Story by Alofagia Oney
Landstuhl Regional Medical Center
Landstuhl Regional Medical Center will be hosting appointment-based Back To School Physicals at the hospital’s Heaton Auditorium, Aug. 24 from 8 a.m. to 2 p.m.
The event will afford parents an opportunity to conduct last-minute school and sports physicals before the start of the school year but parents are urged not to wait until Aug. 24 and schedule an appointment during regular clinic hours if possible.
The LRMC Pediatrics Clinic, which typically only provides services to TRICARE Prime beneficiaries empaneled to the clinic, will open the school physicals to all students in U.S. Army Garrison Rheinland Pfalz and Ramstein Air Base, regardless of their sponsor’s branch of service or whether they are military or civilian.
Non-TRICARE beneficiaries will need to complete a third-party insurance form for billing purposes. Additionally, while the event is open to them, non-TRICARE beneficiaries should follow-up with their regular primary care provider if recommended by the doctor or nurse practitioner.
NOT A REPLACEMENT FOR PRIMARY CARE
Col.
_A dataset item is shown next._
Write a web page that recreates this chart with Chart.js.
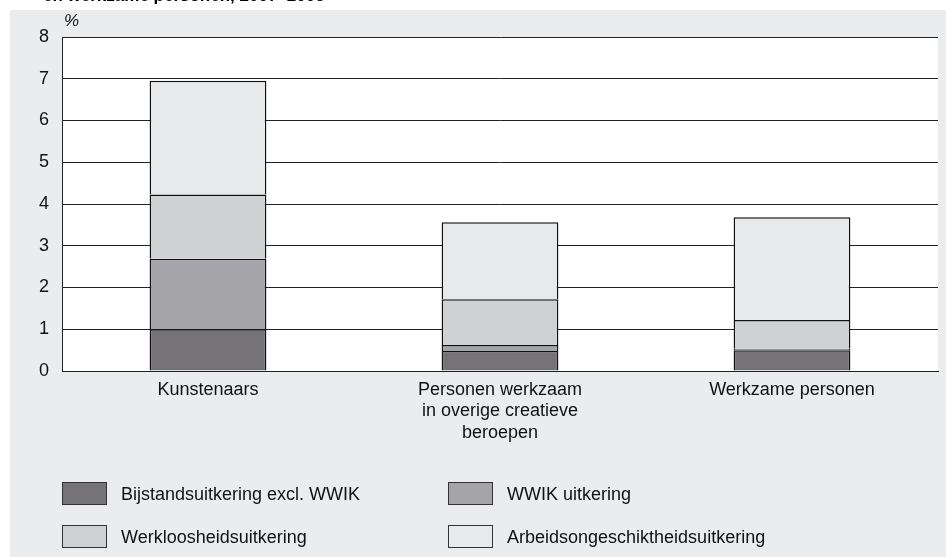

Richard Kynion, the chief medical officer at Landstuhl Regional Medical Center, wants parents to know that this Soldier Readiness Processing style school physicals event does not replace routine appointments with a primary care provider.
“The point of this event is simply to ensure that the child is fit to participate in school activities,” said Kynion, a pediatrician who also serves as the deputy commander for medical services at LRMC. “Yes, your child will go through stations for things like hearing and vision tests, but he or she will also have time with a provider who will give a more thorough examination for the purposes of the school physical.”
Kynion noted that his experience with mass school physical events at other military medical treatment facilities usually uncover medical issues of which parents and children were not aware. Should that occur, Kynion advises that parents book follow-up appointments with the child’s primary care provider.
“Because we anticipate a station-to-station type of event, and we want to get parents and children in and out as quickly as possible without compromising the quality and safety of our healthcare delivery, children may not be examined by their normal primary care provider, and the doctor or nurse practitioner administering the exam won’t know the child’s medical history,” said Kynion. “It is important for parents to follow-up with their child’s PCM should a provider at the event recommend it.”